My apologies for the misinformation.


[The following (edited) letter from our traveling buddy is being passed on as the best updated info I have found on getting from La Paz, Baja California, to Mazatlán with a vehicle, in this case a Toyota van.]

Web page www.ferrysematur.com.mx is useful for telephone numbers. Web information about schedules was out-of-date, but I didn’t really care which boat I was on. Rack rates normally seem to be discounted, and my web fee of $4,249.16 actually cost $2,105.61, a 50% discount. For that I got passage from La Paz to Mazatlán, and a roomy, comfortable cabina with two bunks w/reading lights, and a complete bathroom with shower – but no towels.

I had gotten my car import papers at the border, but for those who travel the length of Baja without them (allowed I understand), there is an office in the ferry terminal at Pichilingue (the actual ferry port, about 15km outside La Paz) where the required window sticker can be obtained. Procedures and paperwork are just as at the border…

This is another of Dan’s pictures, taken this year from the roadway above the Tolotango river in Hidalgo state. It is a “hot river”, fed by a volcanic spring.

With the car papers done, I was able to make a reservation by contacting the ferry office in La Paz to find the rate, making the deposit in pesos to their account in the Tijuana office of Bancomér, and faxing the deposit receipt and car permit papers to the ferry office in La Paz.

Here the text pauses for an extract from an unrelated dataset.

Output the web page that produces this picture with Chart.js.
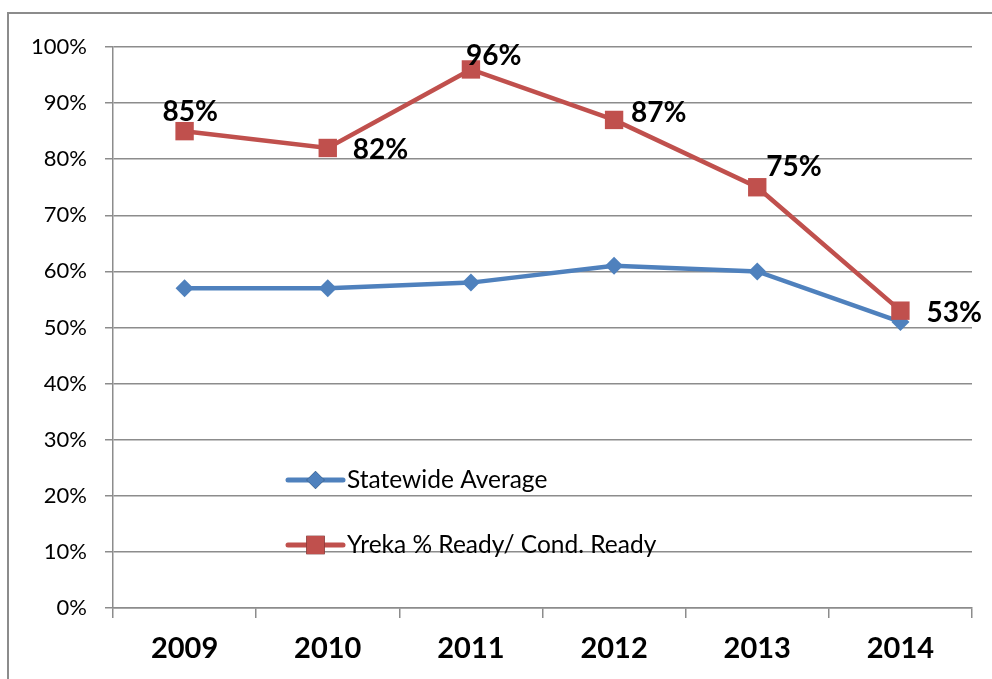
<!DOCTYPE html>
<html lang="en">
	<head>
		<meta charset="utf-8"/>
		<title>Yreka Readiness</title>
		<script src="https://cdn.jsdelivr.net/npm/chart.js@4.4.0/dist/chart.umd.min.js"></script>
		<style>
			html, body {
				margin: 0;
				padding: 0;
				background-color: #ffffff;
			}
			.container {
				width: 992px;
				height: 679px;
			}
		</style>
	</head>

	<body>
		<div class="container">
			<canvas id="myChart" width="992" height="679"></canvas>
		</div>

		<script>
			// values
			const years = ['2009', '2010', '2011', '2012', '2013', '2014'];
			const statewide = [57, 57, 58, 61, 60, 51];
			const yreka = [85, 82, 96, 87, 75, 53];
			const yTicks = [0, 10, 20, 30, 40, 50, 60, 70, 80, 90, 100];

			// where each Yreka label sits relative to its point (dx, dy)
			const labelOffsets = [[-22, -19], [25, 2], [-5, -13], [17, -7], [9, -20], [26, 2]];

			const FONT = 'Lato, "Open Sans", sans-serif';

			const frame = {
				id: 'frame',
				beforeDraw(chart) {
					const ctx = chart.ctx;
					ctx.save();
					ctx.strokeStyle = '#8c8c8c';
					ctx.lineWidth = 2;
					ctx.strokeRect(8, 13, 1100, 800);
					ctx.restore();
				}
			};

			const valueLabels = {
				id: 'valueLabels',
				afterDatasetsDraw(chart) {
					const ctx = chart.ctx;
					const meta = chart.getDatasetMeta(1);
					ctx.save();
					ctx.font = 'bold 28px ' + FONT;
					ctx.fillStyle = '#000';
					ctx.textAlign = 'left';
					ctx.textBaseline = 'middle';
					meta.data.forEach((pt, i) => {
						const off = labelOffsets[i];
						ctx.fillText(yreka[i] + '%', pt.x + off[0], pt.y + off[1]);
					});
					ctx.restore();
				}
			};

			const innerLegend = {
				id: 'innerLegend',
				afterDraw(chart) {
					const ctx = chart.ctx;
					const x0 = 288, lineLen = 55, y0 = 480, gap = 65;
					ctx.save();
					chart.data.datasets.forEach((ds, i) => {
						const y = y0 + i * gap;
						ctx.strokeStyle = ds.borderColor;
						ctx.lineWidth = 5;
						ctx.lineCap = 'round';
						ctx.beginPath();
						ctx.moveTo(x0, y);
						ctx.lineTo(x0 + lineLen, y);
						ctx.stroke();
						Chart.helpers.drawPoint(ctx, {
							pointStyle: ds.pointStyle,
							radius: ds.pointRadius,
							borderWidth: 0
						}, x0 + lineLen / 2, y);
						ctx.fillStyle = ds.pointBackgroundColor;
						ctx.fill();
						ctx.fillStyle = '#000';
						ctx.font = '24.5px ' + FONT;
						ctx.textBaseline = 'middle';
						ctx.textAlign = 'left';
						ctx.fillText(ds.label, x0 + lineLen + 4, y);
					});
					ctx.restore();
				}
			};

			let ch1 = document.getElementById('myChart').getContext('2d');
			let chart1 = new Chart(ch1, {
				type: 'line',
				data: {
					labels: years,
					datasets: [
						{
							label: 'Statewide Average',
							data: statewide,
							borderColor: '#4F81BD',
							backgroundColor: '#4F81BD',
							pointBackgroundColor: '#4F81BD',
							pointBorderColor: '#4F81BD',
							borderWidth: 4.5,
							pointStyle: 'rectRot',
							pointRadius: 9,
							pointBorderWidth: 0,
							order: 1
						},
						{
							label: 'Yreka % Ready/ Cond. Ready',
							data: yreka,
							borderColor: '#C0504D',
							backgroundColor: '#C0504D',
							pointBackgroundColor: '#C0504D',
							pointBorderColor: '#C0504D',
							borderWidth: 4.5,
							pointStyle: 'rect',
							pointRadius: 13,
							pointBorderWidth: 0,
							order: 0
						}
					]
				},
				options: {
					responsive: false,
					animation: false,
					layout: {
						padding: { left: 0, right: 20, top: 47, bottom: 0 }
					},
					plugins: {
						legend: { display: false },
						tooltip: { enabled: false }
					},
					scales: {
						x: {
							offset: true,
							grid: {
								offset: true,
								drawOnChartArea: false,
								color: '#8c8c8c',
								lineWidth: 1.5,
								tickLength: 10
							},
							border: { color: '#8c8c8c', width: 1.5 },
							ticks: {
								color: '#000',
								padding: 13,
								font: { family: FONT, size: 29, weight: 'bold' }
							},
							afterFit(scale) { scale.height = 71; }
						},
						y: {
							min: 0,
							max: 100,
							afterBuildTicks(scale) {
								scale.ticks = yTicks.map(v => ({ value: v }));
							},
							grid: {
								color: '#8c8c8c',
								lineWidth: 1.5,
								tickLength: 8
							},
							border: { color: '#8c8c8c', width: 1.5 },
							ticks: {
								color: '#000',
								padding: 18,
								font: { family: FONT, size: 22 },
								callback: v => v + '%'
							},
							afterFit(scale) { scale.width = 113; }
						}
					}
				},
				plugins: [frame, valueLabels, innerLegend]
			});
		</script>
	</body>
</html>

I got to La Paz the day prior to departure, and was at the office – “Agencia de Viajes Ahome” – when they opened at 8AM on Sunday. They matched my receipt to their papers, viewed my car permit and charged for the length of the car as specified in the owner’s manual. Then, STAMP STAMP and two tickets were printed, one for the car and one for me. I was told to be at the port at 12:30 for a 3:00PM departure.

I left La Paz at noon for Pichilingue, and got there in about 25 minutes. I was directed to the Aduana drive-thru office, where a bored agent glanced inside the car and accepted my explanation of the fully-loaded van as ‘tourist stuff’. I drove around the building and took fourth place in an obvious line to one side of the loading ramp onto the ferry.

Shortly after 1PM things started happening, and I soon followed the car ahead onto the ship, with the aid of many handlers. They had me set the hand brake and chocked one wheel, and then I took the overnight bag I had packed and was directed back off the ship, around to the front of the building and into the line for passengers. You can’t get to your car again until just before debarking, so don’t forget the bag and a book [and maybe a towel].

For those who are on foot, there is a bus ticket office right next to the line for mainland services where you can arrange for transportation once you hit the other side.

There is an Aduana for passengers, complete with stop/go light and button like at the frontier or in the airport.

Cafeteria food was just that, with choice of chicken or beef. Water and other drinks were available too. People wandered freely thru the ship, and we had a great sunset as we cleared Baja. Nice moonrise and a nice sunrise followed, and it was nice to wander the gently rocking ship.

About half an hour before scheduled arrival of 9AM there was a garbled announcement for car drivers to meet at the Passenger Service Office, from where we were escorted to the car deck below. It was quite difficult finding a way to the car, as there was minimal room between the cars and trucks.

Eventually the vehicles behind me cleared, and I was told to back off the ship, reaching land at 9:45.


In her last act as Treasurer, Diana submitted a report on the state of the Library and a projection for the coming fiscal year. If the Library can maintain present fund-raising levels, and taking into account the Librarian’s projected expenses for the coming year, it should come very close to breaking even in 2003.

This is the flag of the Green Party. Diana took this photo years ago. I think the colors and symbols make for a flag that is really cool…

The organization lost a little money in all but two months of 2002, as membership decreased due to many causes, the most significant of which were probably the effects of the doubling of membership dues a couple of years ago (membership decreased dramatically in 2001, and slid a little more in 2002); the move to more out-of-the-way quarters; problems between volunteers and the Librarian; and the perception of many folks that the current Board are running the place by and for their own clique — a group whose more-than-average wealth encourages them to believe that they don’t need the great unwashed. Actually, only a minority of the Board are involved in this, but most of the rest go along rather than “cause a fuss”.

Those who do point these things out are vilified, as Diana has been several times. It’s no fun being the messenger, when the recipient is hostile and has a gun. Members sense when their opinion is not wanted, and vote with their feet. Along with diminishing membership comes diminishing volunteer participation and difficulty maintaining funding levels.

The “Library Clique” is readying a proposal for presentation at the General Membership meeting on the 7th, to double the dues yet again. It is being fueled by a propaganda attack that falsely posits huge losses unless the dues are raised. We predict that raising the dues will prove to be exactly the wrong move in the present circumstances.

Assuming this disastrous proposal is approved, the Library will probably run out of its’ cash reserves within three years. As this cycle becomes more pronounced over the next couple of years, there might be a groundswell to seize the Library and reincarnate it as a democratic membership / volunteer organization, with a Board that pays attention to the will of the Membership — as it was originally intended to be. If there is such an effort, we will probably support it — but we will not lead it.

We proved that people will support a more inclusive, more participatory approach to fund raising with the Christmas Day party (see Jan 1 issue). It was our last hurrah for the foreseeable future. We intend to sit back and lick our wounds, enjoying the advantages of our (paid for in a period of saner user fees) Life Membership.